In the interviews Virago had arranged, jet-lag made Tillie even more scattered than usual. Reading (or reciting) was easier, so she read the entirety of “Tell Me a Riddle” for about three hours, an event Lennie Goodings and the Virago staff thought a “most astonishing event at a theatre above a pub in Hampstead.”80 Tillie and Jack left London for Moscow on 28 September for their first visit to the USSR, where they got a standard Soviet tour, weighted with propaganda about happy workers. On 1 October, they flew to Stockholm. Tillie’s talks at the universities of Trondheim, Bergen, Tromso, and Oslo allowed her little slack time, nor did her own return schedule; she flew to London on 15 October and to San Francisco the next day.81 She described herself to Hannah Green as “this driven creature,” sometimes too weary to smear on face cream. English sales were soon impressive, except for Silences. By the end of November, bookstores had returned so many copies that Tillie could buy them for 33¢ each. The Italian soap opera came to its finale when Poli’s translation of Tell Me a Riddle failed to sell to an Italian readership.

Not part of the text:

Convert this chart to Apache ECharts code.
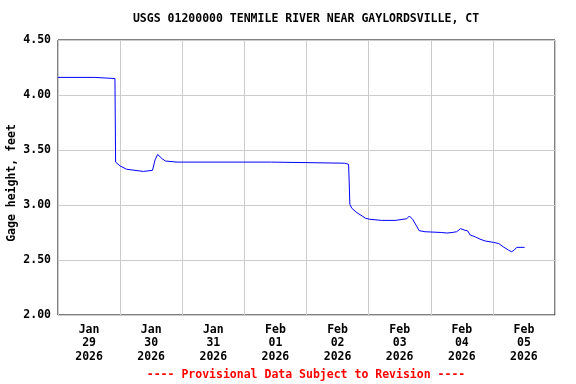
<!DOCTYPE html>
<html>
<head>
<meta charset="utf-8">
<script src="https://cdn.jsdelivr.net/npm/echarts@6/dist/echarts.min.js"></script>
<style>
html,body{margin:0;padding:0;background:#fff;}
#chart{width:576px;height:384px;}
</style>
</head>
<body>
<div id="chart"></div>
<script>
var titleText = 'USGS 01200000 TENMILE RIVER NEAR GAYLORDSVILLE, CT';
var footerText = '---- Provisional Data Subject to Revision ----';
var yAxisTitle = 'Gage height, feet';
var dayLabels = ['Jan\n29\n2026','Jan\n30\n2026','Jan\n31\n2026','Feb\n01\n2026','Feb\n02\n2026','Feb\n03\n2026','Feb\n04\n2026','Feb\n05\n2026'];
var xStart = '2026-01-29 00:00';
var xEnd = '2026-02-06 00:00';
var yTicks = [2.0, 2.5, 3.0, 3.5, 4.0, 4.5];
var times = [
'2026-01-29 00:00','2026-01-29 14:00','2026-01-29 14:15','2026-01-29 22:00','2026-01-29 22:15','2026-01-29 22:45',
'2026-01-30 00:00','2026-01-30 02:30','2026-01-30 05:45','2026-01-30 09:00','2026-01-30 12:30','2026-01-30 13:00',
'2026-01-30 13:30','2026-01-30 14:30','2026-01-30 16:15','2026-01-30 17:30','2026-01-30 22:00','2026-02-01 10:30',
'2026-02-01 10:45','2026-02-02 14:45','2026-02-02 15:00','2026-02-02 16:15','2026-02-02 16:30','2026-02-02 16:45',
'2026-02-02 17:30','2026-02-02 19:30','2026-02-02 21:30','2026-02-02 22:45','2026-02-03 00:30','2026-02-03 05:00',
'2026-02-03 10:15','2026-02-03 11:00','2026-02-03 14:45','2026-02-03 15:45','2026-02-03 17:00','2026-02-03 18:30',
'2026-02-03 19:30','2026-02-03 21:45','2026-02-04 04:15','2026-02-04 06:15','2026-02-04 08:15','2026-02-04 10:00',
'2026-02-04 11:30','2026-02-04 12:15','2026-02-04 13:15','2026-02-04 14:15','2026-02-04 15:15','2026-02-04 17:15',
'2026-02-04 19:00','2026-02-04 21:00','2026-02-05 00:15','2026-02-05 02:15','2026-02-05 04:00','2026-02-05 06:00',
'2026-02-05 07:15','2026-02-05 08:15','2026-02-05 09:15','2026-02-05 12:15'
];
var gageHeight = [
4.16,4.16,4.15,4.15,3.39,3.385,
3.355,3.325,3.315,3.305,3.315,3.315,
3.41,3.46,3.42,3.40,3.39,3.39,
3.38,3.38,3.37,3.37,3.20,3.006,
2.97,2.93,2.90,2.88,2.87,2.86,
2.86,2.875,2.875,2.90,2.87,2.81,
2.767,2.757,2.75,2.745,2.75,2.757,
2.785,2.785,2.77,2.765,2.727,2.71,
2.69,2.673,2.66,2.65,2.62,2.59,
2.575,2.59,2.615,2.615
];

var FONT = '"DejaVu Sans Mono", "Liberation Mono", monospace';
var seriesData = times.map(function (t, i) { return [t, gageHeight[i]]; });

var chart = echarts.init(document.getElementById('chart'), null, {renderer: 'canvas'});
chart.setOption({
  animation: false,
  backgroundColor: '#ffffff',
  grid: {left: 58, right: 21, top: 40, bottom: 69, show: true, borderColor: '#000000', borderWidth: 1, backgroundColor: 'transparent', containLabel: false, outerBoundsMode: 'none'},
  graphic: [
    {type: 'text', x: 306, y: 19, style: {text: titleText, fill: '#000', font: 'bold 11.5px ' + FONT, textAlign: 'center', textVerticalAlign: 'middle'}},
    {type: 'text', x: 306, y: 375, style: {text: footerText, fill: '#ff0000', font: 'bold 11.5px ' + FONT, textAlign: 'center', textVerticalAlign: 'middle'}},
    {type: 'text', x: 12, y: 183, rotation: Math.PI / 2, style: {text: yAxisTitle, fill: '#000', font: 'bold 11.5px ' + FONT, textAlign: 'center', textVerticalAlign: 'middle'}}
  ],
  xAxis: [
    {
      type: 'time', min: xStart, max: xEnd,
      axisLine: {show: false}, axisTick: {show: false}, axisLabel: {show: false}, splitLine: {show: false}
    },
    {
      type: 'category', data: dayLabels, boundaryGap: true, position: 'bottom',
      axisLine: {show: false}, axisTick: {show: false},
      axisLabel: {color: '#000', fontFamily: FONT, fontWeight: 'bold', fontSize: 11.5, lineHeight: 13.5, margin: 8},
      splitLine: {show: true, lineStyle: {color: '#cccccc', width: 1}}
    }
  ],
  yAxis: {
    type: 'value', min: yTicks[0], max: yTicks[yTicks.length - 1], interval: 0.5,
    axisLine: {show: false}, axisTick: {show: false},
    axisLabel: {color: '#000', fontFamily: FONT, fontWeight: 'bold', fontSize: 11.5, margin: 7, formatter: function (v) { return v.toFixed(2); }},
    splitLine: {show: true, lineStyle: {color: '#cccccc', width: 1}}
  },
  series: [{
    type: 'line', xAxisIndex: 0, data: seriesData, showSymbol: false, symbol: 'none',
    lineStyle: {color: '#0000ff', width: 1}, silent: true
  }]
});
</script>
</body>
</html>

Jimmy Carter had won Tillie’s heart with his work for peace and conservation so she was distressed when he lost the 1980 election to Ronald Reagan. The Republican Party removed the ERA from its platform, and Tillie feared an upswing of antifeminism, censorship, red-baiting, and book-banning. She took the murder of former Beatle John Lennon, on 8 December, as an especially bad omen, given that he was killed probably for marrying an outspoken Japanese artist and fellow peace advocate.82

Tillie Olsen had become an icon for feminism’s best, its inclusiveness and insistence on equal rights for all, regardless of class, color, creed, sex, or sexual orientation. There were, however, cracks in her iconic image, which her devotees refused to see. More objective observers noted her effusive but sometimes short-lived interest in them, her queenly roles and patronizing affect, her controlling talk, her reliance on charm and emotion rather than logic, and her failure to produce what she said she was writing. Tillie’s frequent screw-ups invited chauvinist arguments about women’s incompetence. Moreover, her complaints about disadvantages, after so many advantageous awards, encouraged a view of women as whiners, wheedlers, and victims. Tillie suspected that some now thought her a detriment to the very feminism she had inspired.